U.S. stocks closed sharply higher Thursday, with the Dow industrials finishing the session above 10,000. The market was buoyed by positive economic reports ahead of Friday's U.S. employment data. Investors hope Friday's data will show October was a good month for the economy.
On Thursday, the 30-stock Dow Jones industrial average finished higher by 203.82 points, or 2.08%, at 10,005.96. The broad Standard & Poor's 500-stock index was up 15.88 points, or 1.52%, at 1,062.38. The tech-heavy Nasdaq composite index gained 45.40 points, or 2.21%, to 2,100.92.
On the New York Stock Exchange, 25 stocks were higher in price for every five that declined. Breadth on the Nasdaq was 21-6 positive. The technology, industrial, and basic materials sectors were showing strength Thursday.
Treasuries eased after the FOMC's decision Wednesday to leave rates unchanged at 0%-0.25% and maintain stimulus plans. The U.K. boosted its economic stimulus, while the European Central bank left rates unchanged.
The dollar index was higher. Gold futures were also higher. Crude oil futures were lower.
Traders were bracing for Friday's October nonfarm payrolls report. Economists expect the U.S. economy to have shed 173,000 jobs in October, vs. a decline of 263,000 in September. The unemployment rate is expected to tick higher to 9.9%, from 9.8%.
Better than expected economic data gave indexes a lift Thursday. Weekly initial jobless claims fell 20,000 to 512,000 for the week ended Oct. 31, while continuing claims fell 68,000 to 5,749,000. Meanwhile, third-quarter nonfarm productivity soared by a more than expected 9.5%.
Equities were also supported Thursday by Cisco Systems (CSCO) earnings release, which came in better than expected and was accompanied by a $10 billion boost to its share buyback program.
Costco Wholesale (COST) reported a 5% increase in sales in October.
The tech sector benefited from the gain in Research In Motion (RIMM) shares after the BlackBerry maker established a $1.2 billion share buyback plan.
Richard Bove, the Rochdale Securities analyst who recommended selling Lehman Brothers Holdings four months before it collapsed, said Thursday that earnings at U.S. banks will begin to recover in the second half of 2010 and triple within three years, according to a Bloomberg News report. Lenders have raised the level of cash on their balance sheets to a level where they don't face the same risks of collapse that they did a year ago, he said.

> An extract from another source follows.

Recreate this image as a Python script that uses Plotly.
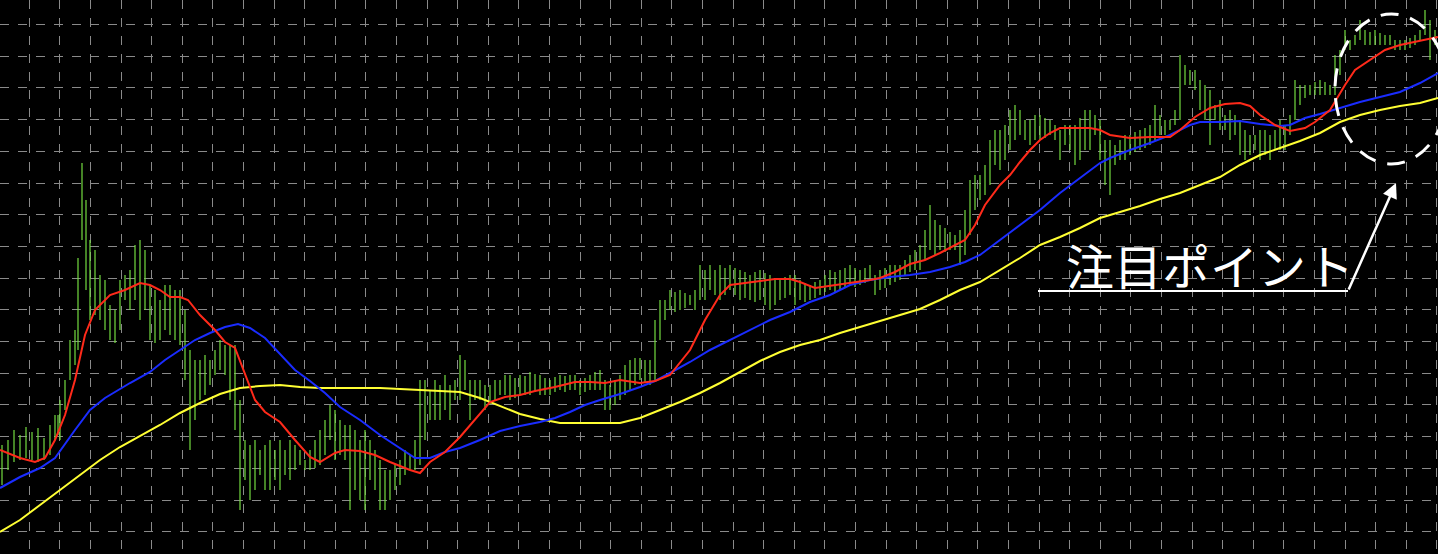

"Getting another 100 percent out of these stocks from this level is not as big a move as one might think given where they've fallen from," Bove said in a telephone interview.
On Thursday, the Labor Department said initial claims for jobless benefits fell to 512,000 last week, the lowest level since January. Economists had expected 523,000 new claims.
The report offered investors fresh hope that the government's monthly report on employment Friday may come in better than expected. Economists expect the unemployment rate to have risen to 9.9% in October.
Rising unemployment is one of the economy's biggest obstacles to sustained growth. Consumer spending, which is a major component of economic activity, will be sluggish so long as job losses remain high.
U.S. nonfarm productivity growth rose at a torrid 9.5% clip in the third quarter, the fastest pace in six years and much higher than economists had expected. It follows a revised 6.9% rate of growth in the second quarter (from 6.6%).
"Obviously cost cutting and layoffs through the recession have kept productivity rising at very robust rates," said Action Economics analysts in a website posting Thursday.
Mixed data have made it difficult for investors to get a sense of where the economy is headed, leading to increasingly choppy stock trading. The Federal Reserve on Wednesday described an improving economy, but also said it would keep interest rates low for "an extended period" to help stimulate growth.
Low interest rates have one of the drivers in the stock market's more than 50% gain since March, encouraging investors to search for assets with higher yields than cash. But investors worry that the Fed's pledge to keep rates low for some time signals that the central bank believes the economic recovery is fragile.
"The Fed did lay out some guideposts yesterday, and indicated they would leave rates low as long as there were 'low rates of resource utilization, subdued inflation trends, and stable inflation expectations'," said Action Economics. "We're not as sanguine as the Fed is regarding inflation expectations given the run up in gold and other commodity prices, and widening TIPS spreads."
The U.S. Department of Justice filed criminal charges against 14 people Thursday for their alleged involvement in insider trading in the hedge-fund industry. The charges involve current and former employees at Galleon Group, law firm Ropes & Gray and Incremental Capital, and primarily involve insider trading activities involving several merger and acquisitions. The complaint alleges former Galleon and Shottenfeld employee Zvi Goffer, and at least six other defendants knowingly conspired to defraud, make untrue statements and omit facts, as well as engage in fraudulent and deceitful acts.